>> Start Records shown
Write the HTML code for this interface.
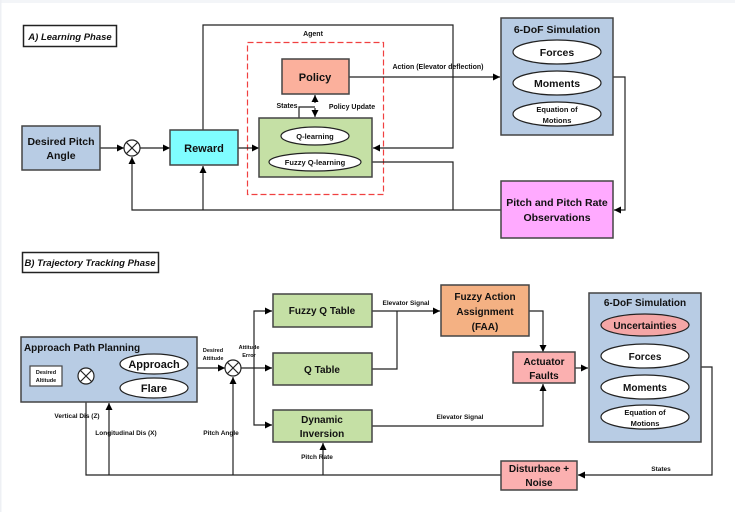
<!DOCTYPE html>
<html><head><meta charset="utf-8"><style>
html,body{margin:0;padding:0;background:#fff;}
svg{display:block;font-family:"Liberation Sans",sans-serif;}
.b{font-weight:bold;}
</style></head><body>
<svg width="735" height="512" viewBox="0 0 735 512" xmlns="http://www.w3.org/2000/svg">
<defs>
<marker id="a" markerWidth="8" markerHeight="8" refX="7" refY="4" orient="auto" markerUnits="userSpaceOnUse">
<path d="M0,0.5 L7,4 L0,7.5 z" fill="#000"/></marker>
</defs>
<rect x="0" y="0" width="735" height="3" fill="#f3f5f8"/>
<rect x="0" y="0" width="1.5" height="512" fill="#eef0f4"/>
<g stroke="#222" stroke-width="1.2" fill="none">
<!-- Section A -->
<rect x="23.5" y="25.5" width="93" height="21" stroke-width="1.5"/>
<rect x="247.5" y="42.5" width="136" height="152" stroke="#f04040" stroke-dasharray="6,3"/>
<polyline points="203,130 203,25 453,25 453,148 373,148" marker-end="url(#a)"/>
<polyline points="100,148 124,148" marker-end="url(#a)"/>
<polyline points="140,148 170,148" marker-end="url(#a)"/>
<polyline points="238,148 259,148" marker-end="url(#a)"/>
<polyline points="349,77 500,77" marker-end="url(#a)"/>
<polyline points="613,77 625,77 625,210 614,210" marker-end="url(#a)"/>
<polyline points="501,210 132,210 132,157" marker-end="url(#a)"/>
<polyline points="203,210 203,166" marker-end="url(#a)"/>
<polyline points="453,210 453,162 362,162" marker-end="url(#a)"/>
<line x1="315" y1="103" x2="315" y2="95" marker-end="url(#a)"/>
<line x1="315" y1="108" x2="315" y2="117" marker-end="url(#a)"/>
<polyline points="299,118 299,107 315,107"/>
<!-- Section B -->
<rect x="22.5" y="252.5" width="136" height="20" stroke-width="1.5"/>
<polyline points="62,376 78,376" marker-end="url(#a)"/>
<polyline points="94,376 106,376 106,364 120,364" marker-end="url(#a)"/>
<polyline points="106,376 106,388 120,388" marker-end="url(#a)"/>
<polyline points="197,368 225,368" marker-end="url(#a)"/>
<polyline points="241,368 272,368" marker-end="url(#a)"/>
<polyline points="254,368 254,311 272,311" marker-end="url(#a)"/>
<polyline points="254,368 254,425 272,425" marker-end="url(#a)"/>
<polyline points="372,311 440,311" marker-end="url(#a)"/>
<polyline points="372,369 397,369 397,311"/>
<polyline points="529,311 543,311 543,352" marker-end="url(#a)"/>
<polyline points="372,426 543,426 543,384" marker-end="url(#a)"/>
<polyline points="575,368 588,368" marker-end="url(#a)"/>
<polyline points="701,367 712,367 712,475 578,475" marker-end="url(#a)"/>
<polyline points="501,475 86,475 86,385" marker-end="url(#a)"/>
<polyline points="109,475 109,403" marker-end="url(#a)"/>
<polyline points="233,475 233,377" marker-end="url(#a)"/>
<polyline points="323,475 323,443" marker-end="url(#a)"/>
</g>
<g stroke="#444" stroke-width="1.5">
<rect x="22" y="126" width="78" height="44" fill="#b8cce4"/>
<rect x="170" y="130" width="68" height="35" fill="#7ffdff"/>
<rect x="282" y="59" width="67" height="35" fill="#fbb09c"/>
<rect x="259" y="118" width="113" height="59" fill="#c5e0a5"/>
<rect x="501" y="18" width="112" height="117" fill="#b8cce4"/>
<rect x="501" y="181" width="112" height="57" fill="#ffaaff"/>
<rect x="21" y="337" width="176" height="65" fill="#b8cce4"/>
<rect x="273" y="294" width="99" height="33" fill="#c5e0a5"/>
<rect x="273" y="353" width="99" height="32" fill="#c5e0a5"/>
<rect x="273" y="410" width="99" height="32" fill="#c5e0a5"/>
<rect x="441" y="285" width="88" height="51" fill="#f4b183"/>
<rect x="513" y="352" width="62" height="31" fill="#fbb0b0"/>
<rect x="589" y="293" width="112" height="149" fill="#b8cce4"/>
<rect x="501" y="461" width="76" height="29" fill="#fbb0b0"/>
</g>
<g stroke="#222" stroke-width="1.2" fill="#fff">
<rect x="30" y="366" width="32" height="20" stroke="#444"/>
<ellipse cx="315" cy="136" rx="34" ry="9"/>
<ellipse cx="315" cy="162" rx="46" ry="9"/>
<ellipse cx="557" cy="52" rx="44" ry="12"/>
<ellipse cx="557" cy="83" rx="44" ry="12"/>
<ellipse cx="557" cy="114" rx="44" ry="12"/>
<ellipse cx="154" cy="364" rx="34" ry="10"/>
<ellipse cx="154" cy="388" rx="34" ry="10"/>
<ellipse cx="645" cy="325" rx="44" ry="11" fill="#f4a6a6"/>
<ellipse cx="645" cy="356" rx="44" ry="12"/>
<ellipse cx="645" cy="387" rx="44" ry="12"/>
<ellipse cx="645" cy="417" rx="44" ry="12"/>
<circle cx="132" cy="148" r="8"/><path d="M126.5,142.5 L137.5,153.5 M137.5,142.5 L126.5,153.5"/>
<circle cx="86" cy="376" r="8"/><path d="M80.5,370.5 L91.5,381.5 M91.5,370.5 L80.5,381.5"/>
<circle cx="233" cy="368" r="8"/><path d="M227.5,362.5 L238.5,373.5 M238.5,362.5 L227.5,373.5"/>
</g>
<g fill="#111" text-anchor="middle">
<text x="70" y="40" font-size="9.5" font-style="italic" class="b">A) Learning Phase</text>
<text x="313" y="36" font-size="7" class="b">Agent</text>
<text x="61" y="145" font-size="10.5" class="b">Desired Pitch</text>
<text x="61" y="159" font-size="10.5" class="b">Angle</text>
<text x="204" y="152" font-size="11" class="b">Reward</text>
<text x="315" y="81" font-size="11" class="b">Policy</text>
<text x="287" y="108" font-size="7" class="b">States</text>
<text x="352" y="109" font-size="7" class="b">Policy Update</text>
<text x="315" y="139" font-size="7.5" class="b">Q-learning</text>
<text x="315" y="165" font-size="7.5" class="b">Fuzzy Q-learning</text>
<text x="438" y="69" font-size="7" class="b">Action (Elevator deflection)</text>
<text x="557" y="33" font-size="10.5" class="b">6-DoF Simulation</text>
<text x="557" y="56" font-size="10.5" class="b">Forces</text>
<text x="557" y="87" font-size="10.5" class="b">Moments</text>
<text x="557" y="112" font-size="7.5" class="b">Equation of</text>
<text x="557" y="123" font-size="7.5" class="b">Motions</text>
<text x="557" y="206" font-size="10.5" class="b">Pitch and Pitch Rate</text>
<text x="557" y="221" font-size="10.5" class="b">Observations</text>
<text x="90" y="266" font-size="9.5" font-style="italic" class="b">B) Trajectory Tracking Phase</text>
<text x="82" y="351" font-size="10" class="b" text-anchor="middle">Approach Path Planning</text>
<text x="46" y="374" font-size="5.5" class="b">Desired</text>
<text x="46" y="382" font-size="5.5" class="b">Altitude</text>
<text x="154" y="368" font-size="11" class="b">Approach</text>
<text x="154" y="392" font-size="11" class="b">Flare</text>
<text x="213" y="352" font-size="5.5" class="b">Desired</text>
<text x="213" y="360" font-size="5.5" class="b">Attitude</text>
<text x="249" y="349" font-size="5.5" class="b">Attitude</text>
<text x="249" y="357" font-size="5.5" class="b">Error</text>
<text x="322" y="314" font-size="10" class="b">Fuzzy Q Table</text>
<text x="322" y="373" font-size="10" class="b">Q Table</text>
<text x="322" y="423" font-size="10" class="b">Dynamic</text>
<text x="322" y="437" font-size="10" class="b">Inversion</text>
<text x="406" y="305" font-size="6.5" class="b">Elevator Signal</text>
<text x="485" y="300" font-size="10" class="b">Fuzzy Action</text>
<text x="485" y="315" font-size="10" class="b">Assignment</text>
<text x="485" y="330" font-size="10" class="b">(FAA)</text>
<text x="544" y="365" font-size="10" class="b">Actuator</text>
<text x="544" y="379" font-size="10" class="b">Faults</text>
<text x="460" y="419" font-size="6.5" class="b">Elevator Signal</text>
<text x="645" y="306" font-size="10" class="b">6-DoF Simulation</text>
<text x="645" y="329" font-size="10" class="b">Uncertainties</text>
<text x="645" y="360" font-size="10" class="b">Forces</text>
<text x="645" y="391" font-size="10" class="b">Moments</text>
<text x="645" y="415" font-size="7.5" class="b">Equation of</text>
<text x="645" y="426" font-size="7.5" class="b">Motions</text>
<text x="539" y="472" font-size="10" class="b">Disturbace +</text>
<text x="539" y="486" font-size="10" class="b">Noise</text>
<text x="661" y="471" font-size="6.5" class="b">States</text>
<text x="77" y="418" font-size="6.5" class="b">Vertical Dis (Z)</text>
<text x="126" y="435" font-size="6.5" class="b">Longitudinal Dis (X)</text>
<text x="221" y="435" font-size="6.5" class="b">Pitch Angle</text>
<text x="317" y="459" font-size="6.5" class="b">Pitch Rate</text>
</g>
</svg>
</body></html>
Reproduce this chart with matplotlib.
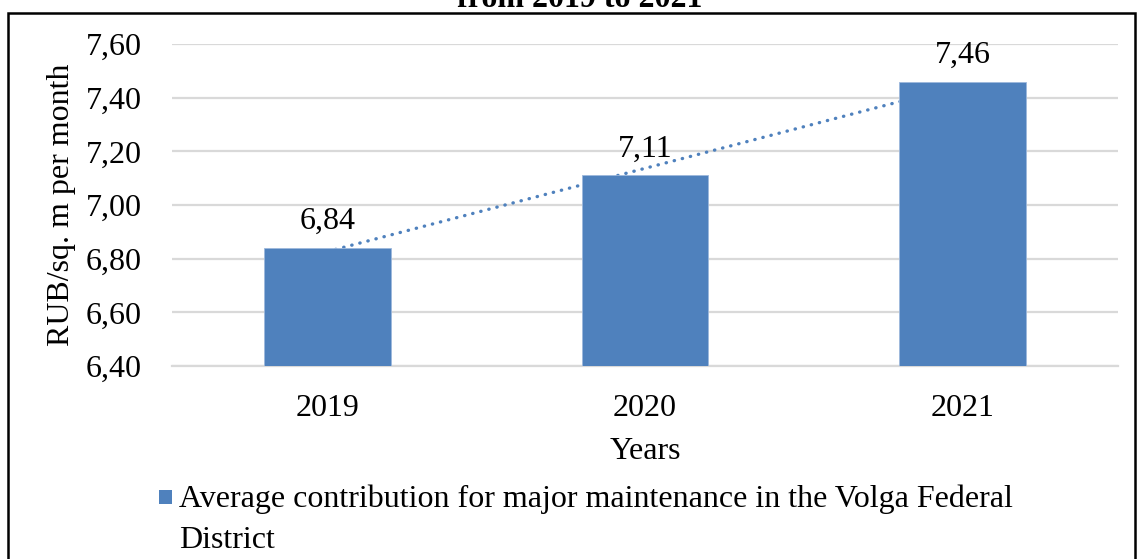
>> End Records shown
Problem requirements: Search the preceding listing for "this" and extract every line where it is found.

Final result:
Write the HTML code for this interface.
Reproduce this chart with matplotlib.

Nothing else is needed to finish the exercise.